Thank you very much for sharing. Your parents' supportive efforts and insights also support me a little today.

Living the Dream

It breaks my heart - another blow that autism strikes on families. My parents have two grandchildren with autism including our daughter and have no doubt felt their own pain at witnessing their beloved grandchildren's monumental struggle. And yet they have never even hinted about it. Although we live in different cities, they have been there through every intervention, driven the 250 miles between us to watch our other kids when we went across the country for treatment (a few times), agonized over food infractions when we are visiting and so much much more. Most importantly for me they listen and believe in us each time we try some new therapy, school, supplement, diet, etc ... and there have been many. Their loving support has been constant and enduring - they are running the marathon with us and our kids. Many thanks to them and all the grandparents on this journey.
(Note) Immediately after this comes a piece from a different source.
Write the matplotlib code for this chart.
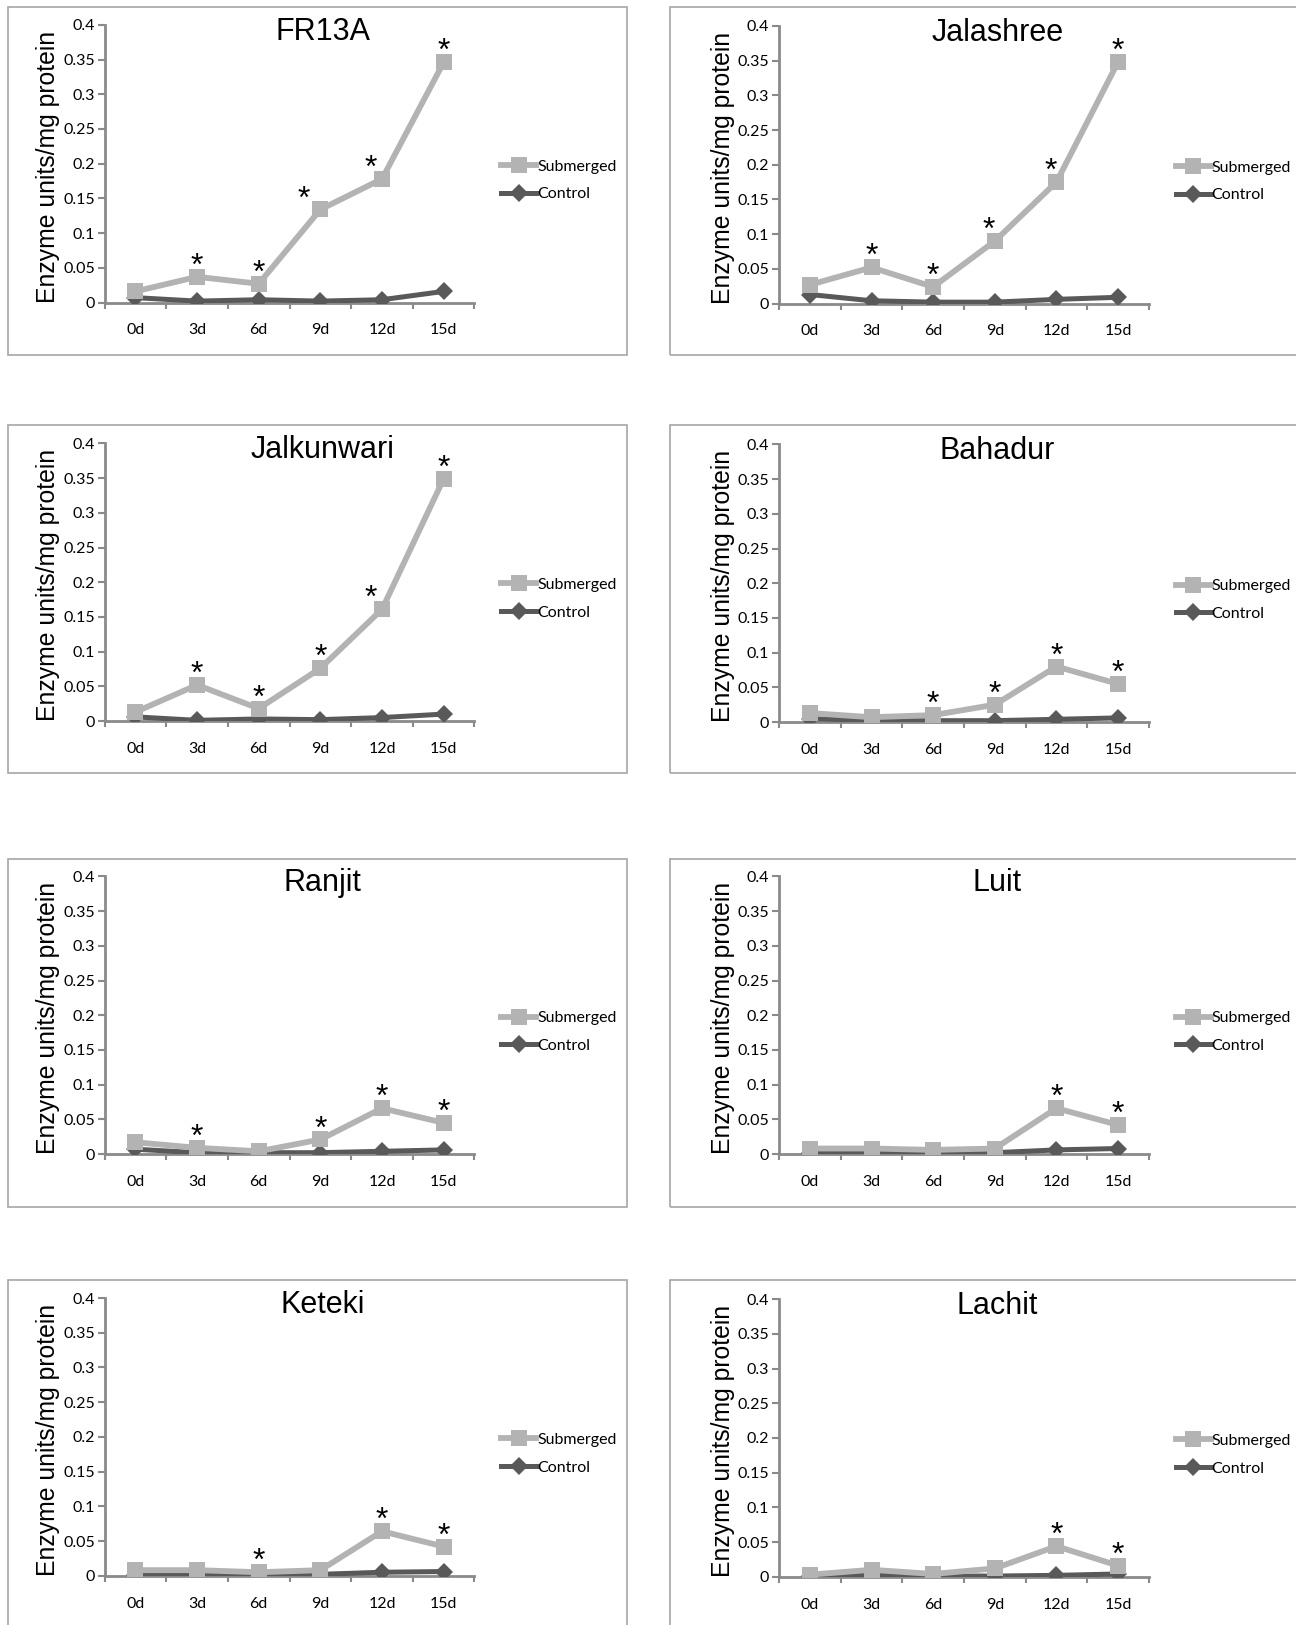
import matplotlib
matplotlib.use("Agg")
import matplotlib.pyplot as plt
from matplotlib.patches import Rectangle
from matplotlib.lines import Line2D

# ---------------- data ----------------
days = ["0d", "3d", "6d", "9d", "12d", "15d"]
names = ["FR13A", "Jalashree", "Jalkunwari", "Bahadur", "Ranjit", "Luit", "Keteki", "Lachit"]

sub_FR13A      = [0.016, 0.037, 0.027, 0.134, 0.178, 0.346]
ctl_FR13A      = [0.007, 0.002, 0.004, 0.002, 0.004, 0.016]
sub_Jalashree  = [0.027, 0.052, 0.024, 0.090, 0.175, 0.348]
ctl_Jalashree  = [0.013, 0.004, 0.002, 0.002, 0.006, 0.009]
sub_Jalkunwari = [0.013, 0.052, 0.018, 0.076, 0.161, 0.349]
ctl_Jalkunwari = [0.006, 0.001, 0.003, 0.002, 0.005, 0.010]
sub_Bahadur    = [0.013, 0.007, 0.010, 0.025, 0.080, 0.055]
ctl_Bahadur    = [0.005, 0.002, 0.002, 0.002, 0.004, 0.006]
sub_Ranjit     = [0.017, 0.009, 0.004, 0.021, 0.066, 0.045]
ctl_Ranjit     = [0.007, 0.002, 0.002, 0.002, 0.004, 0.006]
sub_Luit       = [0.008, 0.008, 0.006, 0.008, 0.066, 0.042]
ctl_Luit       = [0.002, 0.002, 0.002, 0.002, 0.006, 0.008]
sub_Keteki     = [0.008, 0.008, 0.005, 0.008, 0.064, 0.042]
ctl_Keteki     = [0.001, 0.001, 0.001, 0.002, 0.005, 0.006]
sub_Lachit     = [0.003, 0.010, 0.004, 0.012, 0.044, 0.016]
ctl_Lachit     = [0.001, 0.002, 0.001, 0.001, 0.002, 0.004]

# significance asterisks (indices of days)
stars_FR13A      = [1, 2, 3, 4, 5]
stars_Jalashree  = [1, 2, 3, 4, 5]
stars_Jalkunwari = [1, 2, 3, 4, 5]
stars_Bahadur    = [2, 3, 4, 5]
stars_Ranjit     = [1, 3, 4, 5]
stars_Luit       = [4, 5]
stars_Keteki     = [2, 4, 5]
stars_Lachit     = [4, 5]

submerged = [sub_FR13A, sub_Jalashree, sub_Jalkunwari, sub_Bahadur,
             sub_Ranjit, sub_Luit, sub_Keteki, sub_Lachit]
control = [ctl_FR13A, ctl_Jalashree, ctl_Jalkunwari, ctl_Bahadur,
           ctl_Ranjit, ctl_Luit, ctl_Keteki, ctl_Lachit]
stars = [stars_FR13A, stars_Jalashree, stars_Jalkunwari, stars_Bahadur,
         stars_Ranjit, stars_Luit, stars_Keteki, stars_Lachit]

# small horizontal nudges of asterisks (category units), as placed in the original
star_nudge = {0: {3: -0.27, 4: -0.18}, 1: {3: -0.1, 4: -0.1}, 2: {4: -0.18}}

# ---------------- style ----------------
W, H = 1296, 1625
S = W / 1251.0  # reference-view to full pixel scale
SUB_C = "#b3b3b3"
CTL_C = "#595959"
AX_C = "#8a8a8a"
BOX_C = "#a6a6a6"
TICK_FONT = "Lato"
TXT_FONT = "Liberation Sans"

fig = plt.figure(figsize=(W / 100, H / 100), dpi=100)
fig.patch.set_facecolor("white")

ax_left = [101, 752]
ax_top = [[24, 25], [428, 429], [846, 846], [1253, 1254]]
box_left = [8, 647]
box_right = [605, 1270]
box_top = [7, 410, 829, 1236]
box_bot = [343, 746, 1165, 1700]
AXW, AXH = 357, 268

for i, name in enumerate(names):
    r, c = divmod(i, 2)
    # panel border
    bx0 = box_left[c] * S
    bx1 = box_right[c] * S
    by0 = box_top[r] * S
    by1 = box_bot[r] * S
    fig.patches.append(Rectangle((bx0 / W, 1 - by1 / H), (bx1 - bx0) / W, (by1 - by0) / H,
                                 transform=fig.transFigure, fill=False,
                                 edgecolor=BOX_C, linewidth=1.2, zorder=0))

    l = ax_left[c] * S
    t = ax_top[r][c] * S
    ax = fig.add_axes([l / W, 1 - (t + AXH * S) / H, AXW * S / W, AXH * S / H])
    x = list(range(len(days)))
    ax.plot(x, control[i], color=CTL_C, lw=3.6, marker="D", ms=9,
            markeredgewidth=0, label="Control", zorder=3, solid_joinstyle="round")
    ax.plot(x, submerged[i], color=SUB_C, lw=4.2, marker="s", ms=11,
            markeredgewidth=0, label="Submerged", zorder=4, solid_joinstyle="round")

    ax.set_xlim(-0.5, len(days) - 0.5)
    ax.set_ylim(0, 0.4)
    for s in ["top", "right"]:
        ax.spines[s].set_visible(False)
    for s in ["left", "bottom"]:
        ax.spines[s].set_color(AX_C)
        ax.spines[s].set_linewidth(2.0)
    ax.spines["bottom"].set_zorder(2)

    ax.set_xticks(x)
    ax.set_xticklabels(days, fontsize=11.5, family=TICK_FONT)
    ax.set_xticks([k - 0.5 for k in range(len(days) + 1)], minor=True)
    ax.tick_params(axis="x", which="major", length=0, pad=15)
    ax.tick_params(axis="x", which="minor", length=4, width=1.5, color=AX_C, direction="out")
    yt = [0, 0.05, 0.1, 0.15, 0.2, 0.25, 0.3, 0.35, 0.4]
    ax.set_yticks(yt)
    ax.set_yticklabels(["0", "0.05", "0.1", "0.15", "0.2", "0.25", "0.3", "0.35", "0.4"],
                       fontsize=11.5, family=TICK_FONT)
    ax.tick_params(axis="y", length=5, width=1.5, color=AX_C, pad=2)

    ax.text(-0.152, 0.49, "Enzyme units/mg protein", transform=ax.transAxes,
            rotation=90, ha="center", va="center", fontsize=17.8, family=TXT_FONT)
    ax.text(0.59, 0.975, name, transform=ax.transAxes, ha="center", va="center",
            fontsize=22, family=TXT_FONT)

    for k in stars[i]:
        dx = star_nudge.get(i, {}).get(k, 0.0)
        ax.annotate("*", xy=(k + dx, submerged[i][k]), xytext=(0, 1.5),
                    textcoords="offset points", ha="center", va="baseline",
                    fontsize=23, family=TXT_FONT, zorder=5)

    handles = [Line2D([], [], color=SUB_C, lw=4.2, marker="s", ms=11, markeredgewidth=0),
               Line2D([], [], color=CTL_C, lw=3.6, marker="D", ms=9, markeredgewidth=0)]
    leg = ax.legend(handles, ["Submerged", "Control"], loc="center left",
                    bbox_to_anchor=(1.055, 0.44), frameon=False,
                    prop={"family": TICK_FONT, "size": 11.5}, handlelength=2.2,
                    handletextpad=0.05, labelspacing=0.85, borderaxespad=0)

fig.savefig("out.png", dpi=100, facecolor="white")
This post really got me. It's hard when we are so overwhelmed to think of others. I'm at the point now where I can look back and wish I had done some things differently but when you are in autopilot in the fight for your childn's life ... it is hard to think about anything else! Beautiful post ...

Michelle O'Neil

Like all stressors, autism can either make relationships closer, or pull them apart. I wish all autism families had the beautiful support you've received from your parents and in-laws. They sound like amazing people.

Maurine Meleck

The hardest thing about being a grandparent raising a child with autism is, of course, being a grandparent raising a child with autism. Kudos to you and your parents and in-laws. Thanks for this post.

Jim Thompson

Your mom’s perspective, in her words, tells us what no scientific study on autism can. This woman’s thoughtful, caring, and intelligent insights surpass all the hypotheses, graphs, tables, and models. Thank you Julie.